The evolution of projectile technology remains a central topic in palaeoanthropological discussions on prey acquisition, subsistence strategies, and interpersonal violence. A linear technological development is traditionally assumed from handheld spears, spear-thrower and spears (darts), to bow-and-arrows throughout the Palaeolithic, although recent studies argue for a more complex scenario. Here, we combine experimental ballistic with use-wear and morphometric analyses to investigate whether Aurignacian (c. 40–35 kya) osseous projectile points represent a diverse hunting strategy, i.e., whether some armatures were hafted on arrows rather than on spears. Our results suggest that breakage patterns depend more on the raw material and size of the armature than its specific launching mechanism. Variation in damage types and sizes recorded for arrowheads falls within that observed for spears. Thus, we suggest that Aurignacian hunting gears represent diverse weaponry technologies that possibly include both spear-thrower-and-spear and bow-and-arrows from the onset of the early Upper Palaeolithic.

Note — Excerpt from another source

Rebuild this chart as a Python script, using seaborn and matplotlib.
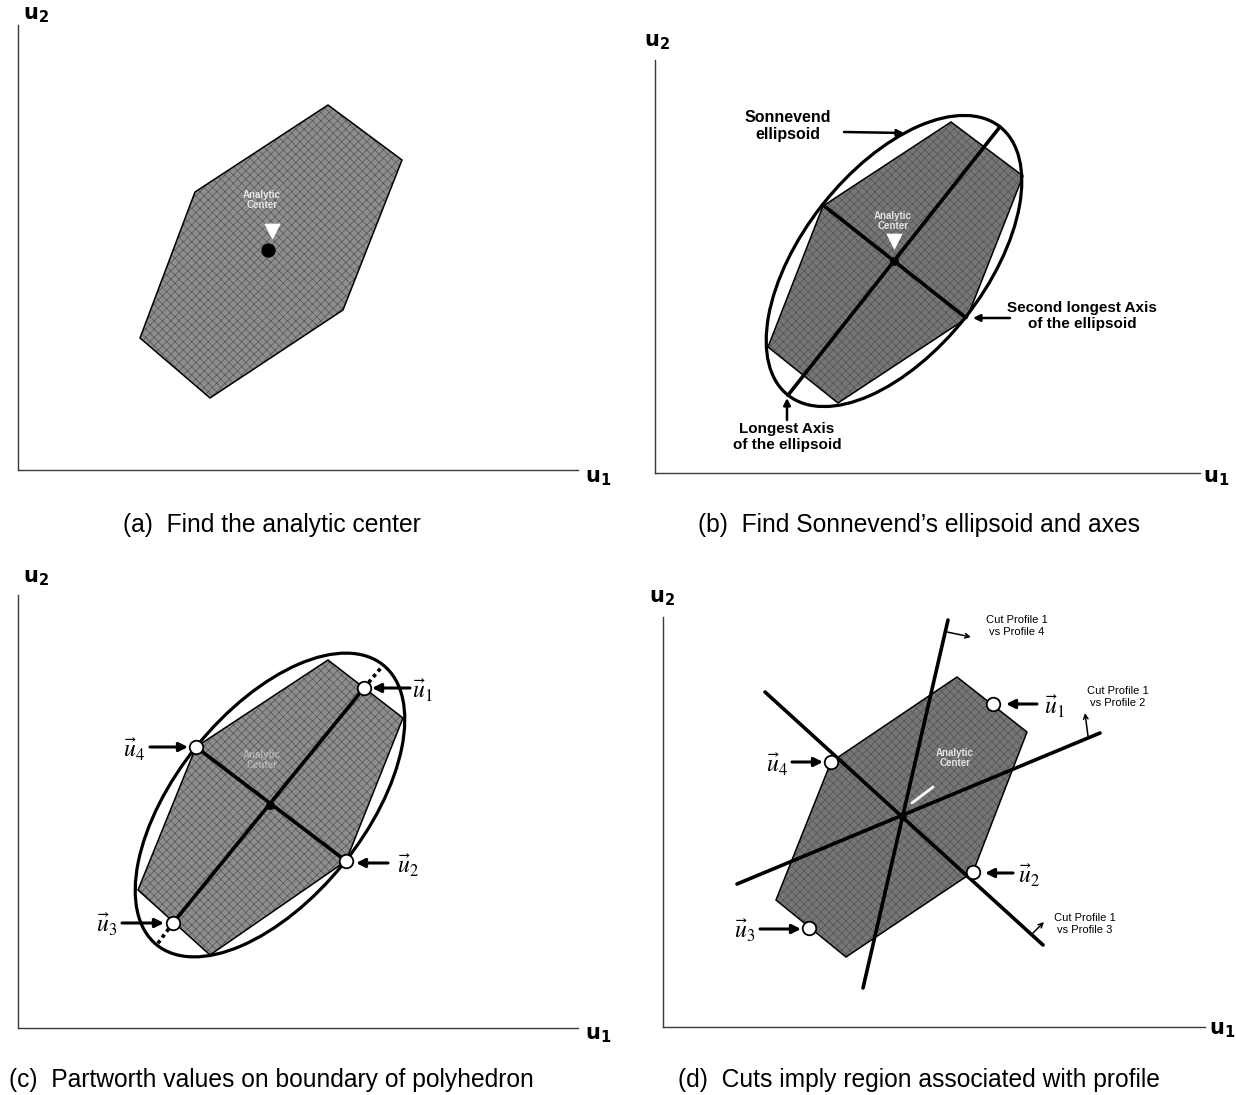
import numpy as np
import matplotlib
matplotlib.use("Agg")
import matplotlib.pyplot as plt
from matplotlib.patches import Ellipse
import seaborn as sns

sns.set_theme(style="white")
plt.rcParams["font.family"] = ["Liberation Sans", "DejaVu Sans"]
plt.rcParams["text.color"] = "black"
plt.rcParams["hatch.linewidth"] = 0.45

W, H = 1236, 1095

# ---------------- data (u1, u2 coordinates of each panel) ----------------
# (a) feasible polyhedron and its analytic center
poly_a_u1 = [310, 384, 325, 192, 122, 177]
poly_a_u2 = [365, 310, 160, 72, 132, 278]
center_a_u1, center_a_u2 = 250, 220

# (b) polyhedron, Sonnevend ellipsoid and its axes
poly_b_u1 = [296, 368, 312, 183, 113, 168]
poly_b_u2 = [351, 297, 155, 70, 126, 267]
center_b_u1, center_b_u2 = 239, 212
ell_b_major, ell_b_minor, ell_b_angle = 171, 91, 51.7

# (c) partworth values where the axes meet the polyhedron boundary
poly_c_u1 = [310, 385, 328, 192, 120, 178]
poly_c_u2 = [368, 310, 167, 73, 138, 281]
center_c_u1, center_c_u2 = 252, 223
ell_c_major, ell_c_minor, ell_c_angle = 180, 94, 51.0
pw_names = ["1", "2", "3", "4"]
pw_c_u1 = [346, 328, 155, 178]
pw_c_u2 = [340, 167, 105, 281]

# (d) cuts through the analytic center
poly_d_u1 = [294, 364, 310, 183, 113, 168]
poly_d_u2 = [350, 295, 155, 70, 127, 265]
center_d_u1, center_d_u2 = 239, 211
pw_d_u1 = [330, 310, 146, 168]
pw_d_u2 = [323, 155, 99, 265]
cut_names = ["Cut Profile 1\nvs Profile 4",
             "Cut Profile 1\nvs Profile 2",
             "Cut Profile 1\nvs Profile 3"]
cut_u1_from = [200, 74, 102]
cut_u2_from = [39, 143, 335]
cut_u1_to = [285, 437, 380]
cut_u2_to = [407, 294, 82]

captions = ["(a)  Find the analytic center",
            "(b)  Find Sonnevend\u2019s ellipsoid and axes",
            "(c)  Partworth values on boundary of polyhedron",
            "(d)  Cuts imply region associated with profile"]

# ---------------- helpers ----------------
fig = plt.figure(figsize=(W / 100, H / 100), dpi=100)


def make_panel(x0, y0, w, h):
    """Axes whose left/bottom spines are the u1/u2 axes; 1 unit = 1 pixel."""
    ax = fig.add_axes([x0 / W, 1 - y0 / H, w / W, h / H])
    for side in ("top", "right"):
        ax.spines[side].set_visible(False)
    for side in ("left", "bottom"):
        ax.spines[side].set_color("#3a3a3a")
        ax.spines[side].set_linewidth(1.0)
    ax.set_xticks([])
    ax.set_yticks([])
    ax.set_facecolor("none")
    ax._size = (w, h)
    return ax


def finish(ax, u2_xy, u1_xy):
    w, h = ax._size
    ax.set_xlim(0, w)
    ax.set_ylim(0, h)
    ax.set_xlabel("")
    ax.set_ylabel("")
    ax.text(*u2_xy, r"$\mathbf{u}_\mathbf{2}$", math_fontfamily="dejavusans",
            fontsize=15, ha="center", va="center")
    ax.text(*u1_xy, r"$\mathbf{u}_\mathbf{1}$", math_fontfamily="dejavusans",
            fontsize=15, ha="center", va="center")


def draw_poly(ax, xs, ys, face):
    ax.fill(xs, ys, facecolor=face, edgecolor="#505050", hatch="xxxx",
            linewidth=0, zorder=1)
    ax.fill(xs, ys, facecolor="none", edgecolor="black", linewidth=1.1, zorder=2)


def seg(ax, x0, y0, x1, y1, lw=2.6, ls="-", color="black", z=4):
    sns.lineplot(x=[x0, x1], y=[y0, y1], sort=False, estimator=None, ax=ax,
                 color=color, linewidth=lw, linestyle=ls, zorder=z, legend=False)


def arrow(ax, tail, head, lw=2.2, ms=13, style="-|>"):
    ax.annotate("", xy=head, xytext=tail,
                arrowprops=dict(arrowstyle=style, color="black", lw=lw,
                                mutation_scale=ms, shrinkA=0, shrinkB=0),
                zorder=6)


def center_tag(ax, x, y, size=7, alpha=0.8):
    ax.text(x, y, "Analytic\nCenter", color="white", fontsize=size,
            fontweight="bold", ha="center", va="center", alpha=alpha,
            linespacing=1.0, zorder=3)


def vec_label(ax, x, y, k, ha):
    ax.text(x, y, r"$\vec{u}_{%s}$" % k, math_fontfamily="stix", fontsize=17,
            ha=ha, va="center", zorder=7)


def points(ax, xs, ys):
    sns.scatterplot(x=xs, y=ys, ax=ax, s=95, color="white", edgecolor="black",
                    linewidth=1.3, zorder=8, legend=False)


def axis_end(cx, cy, a, angle_deg, sign):
    t = np.deg2rad(angle_deg)
    return cx + sign * a * np.cos(t), cy + sign * a * np.sin(t)


# ---------------- (a) ----------------
ax = make_panel(18, 470, 560, 445)
draw_poly(ax, poly_a_u1, poly_a_u2, "#8e8e8e")
center_tag(ax, center_a_u1 - 6, center_a_u2 + 50)
sns.scatterplot(x=[center_a_u1 + 4], y=[center_a_u2 + 19], ax=ax, marker="v",
                s=110, color="white", edgecolor="white", zorder=3, legend=False)
sns.scatterplot(x=[center_a_u1], y=[center_a_u2], ax=ax, s=90, color="black",
                edgecolor="black", zorder=5, legend=False)
finish(ax, (18, 455), (580, -8))

# ---------------- (b) ----------------
ax = make_panel(655, 473, 545, 413)
draw_poly(ax, poly_b_u1, poly_b_u2, "#767676")
center_tag(ax, center_b_u1 - 1, center_b_u2 + 40)
sns.scatterplot(x=[center_b_u1], y=[center_b_u2 + 20], ax=ax, marker="v",
                s=110, color="white", edgecolor="white", zorder=3, legend=False)
ax.add_patch(Ellipse((center_b_u1, center_b_u2), 2 * ell_b_major, 2 * ell_b_minor,
                     angle=ell_b_angle, fill=False, lw=2.3, ec="black", zorder=4))
p1 = axis_end(center_b_u1, center_b_u2, ell_b_major, ell_b_angle, 1)
p2 = axis_end(center_b_u1, center_b_u2, ell_b_major, ell_b_angle, -1)
seg(ax, p2[0], p2[1], p1[0], p1[1])
q1 = axis_end(center_b_u1, center_b_u2, ell_b_minor, ell_b_angle - 90, 1)
q2 = axis_end(center_b_u1, center_b_u2, ell_b_minor, ell_b_angle - 90, -1)
seg(ax, q2[0], q2[1], q1[0], q1[1])
sns.scatterplot(x=[center_b_u1], y=[center_b_u2], ax=ax, s=35, color="black",
                edgecolor="black", zorder=5, legend=False)
ax.text(133, 347, "Sonnevend\nellipsoid", fontsize=11.5, fontweight="bold",
        ha="center", va="center", linespacing=1.2)
arrow(ax, (189, 341), (249, 340), lw=1.8, ms=10)
ax.text(427, 157, "Second longest Axis\nof the ellipsoid", fontsize=11,
        fontweight="bold", ha="center", va="center", linespacing=1.2)
arrow(ax, (355, 155), (318, 155), lw=1.8, ms=10)
ax.text(132, 36, "Longest Axis\nof the ellipsoid", fontsize=11,
        fontweight="bold", ha="center", va="center", linespacing=1.2)
arrow(ax, (132, 53), (132, 75), lw=1.8, ms=10)
finish(ax, (2, 431), (561, -5))

# ---------------- (c) ----------------
ax = make_panel(18, 1028, 560, 433)
draw_poly(ax, poly_c_u1, poly_c_u2, "#8e8e8e")
center_tag(ax, center_c_u1 - 8, center_c_u2 + 45, alpha=0.4)
ax.add_patch(Ellipse((center_c_u1, center_c_u2), 2 * ell_c_major, 2 * ell_c_minor,
                     angle=ell_c_angle, fill=False, lw=2.3, ec="black", zorder=4))
seg(ax, pw_c_u1[2], pw_c_u2[2], pw_c_u1[0], pw_c_u2[0])
seg(ax, pw_c_u1[3], pw_c_u2[3], pw_c_u1[1], pw_c_u2[1])
e1 = axis_end(center_c_u1, center_c_u2, ell_c_major, ell_c_angle, 1)
e2 = axis_end(center_c_u1, center_c_u2, ell_c_major, ell_c_angle, -1)
seg(ax, pw_c_u1[0], pw_c_u2[0], e1[0], e1[1], lw=2.6, ls=(0, (1, 1)))
seg(ax, pw_c_u1[2], pw_c_u2[2], e2[0], e2[1], lw=2.6, ls=(0, (1, 1)))
sns.scatterplot(x=[center_c_u1], y=[center_c_u2], ax=ax, s=35, color="black",
                edgecolor="black", zorder=5, legend=False)
points(ax, pw_c_u1, pw_c_u2)
# arrows and labels for u1, u2, u3, u4
arrow(ax, (392, 340), (354, 340))
vec_label(ax, 394, 338, pw_names[0], "left")
arrow(ax, (370, 165), (338, 165))
vec_label(ax, 379, 163, pw_names[1], "left")
arrow(ax, (104, 105), (146, 105))
vec_label(ax, 99, 104, pw_names[2], "right")
arrow(ax, (132, 281), (170, 281))
vec_label(ax, 127, 279, pw_names[3], "right")
finish(ax, (18, 450), (580, -7))

# ---------------- (d) ----------------
ax = make_panel(663, 1027, 542, 410)
draw_poly(ax, poly_d_u1, poly_d_u2, "#767676")
center_tag(ax, 292, 269)
seg(ax, 270, 240, 249, 224, lw=2.0, color="white", z=3)
for i in range(3):
    seg(ax, cut_u1_from[i], cut_u2_from[i], cut_u1_to[i], cut_u2_to[i])
sns.scatterplot(x=[center_d_u1], y=[center_d_u2], ax=ax, s=30, color="black",
                edgecolor="black", zorder=5, legend=False)
# normals of the cutting planes
arrow(ax, (284, 395), (308, 390), lw=1.1, ms=8, style="->")
arrow(ax, (425, 291), (422, 314), lw=1.1, ms=8, style="->")
arrow(ax, (370, 94), (381, 105), lw=1.1, ms=8, style="->")
cut_label_xy = [(354, 401), (455, 330), (422, 103)]
for name, (lx, ly) in zip(cut_names, cut_label_xy):
    ax.text(lx, ly, name, fontsize=8, ha="center", va="center",
            linespacing=1.15)
points(ax, pw_d_u1, pw_d_u2)
arrow(ax, (374, 323), (343, 323))
vec_label(ax, 381, 321, pw_names[0], "left")
arrow(ax, (350, 154), (322, 154))
vec_label(ax, 355, 152, pw_names[1], "left")
arrow(ax, (97, 98), (138, 98))
vec_label(ax, 92, 97, pw_names[2], "right")
arrow(ax, (129, 265), (160, 265))
vec_label(ax, 125, 263, pw_names[3], "right")
finish(ax, (-1, 429), (559, -3))

# ---------------- captions ----------------
caption_xy = [(272, 525), (919, 525), (271, 1080), (919, 1080)]
for text, (cx, cy) in zip(captions, caption_xy):
    fig.text(cx / W, 1 - cy / H, text, fontsize=17.7, ha="center", va="center")

fig.savefig("out.png", dpi=100, facecolor="white")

•We tested whether osseous projectile points were arrowheads using experimental ballistics•Variation in damage type and size of arrowheads falls within that observed for spears (darts)•Humans may have used bow-and-arrow in the Early Upper Palaeolithic as well as spear-throwers

We tested whether osseous projectile points were arrowheads using experimental ballistics

Variation in damage type and size of arrowheads falls within that observed for spears (darts)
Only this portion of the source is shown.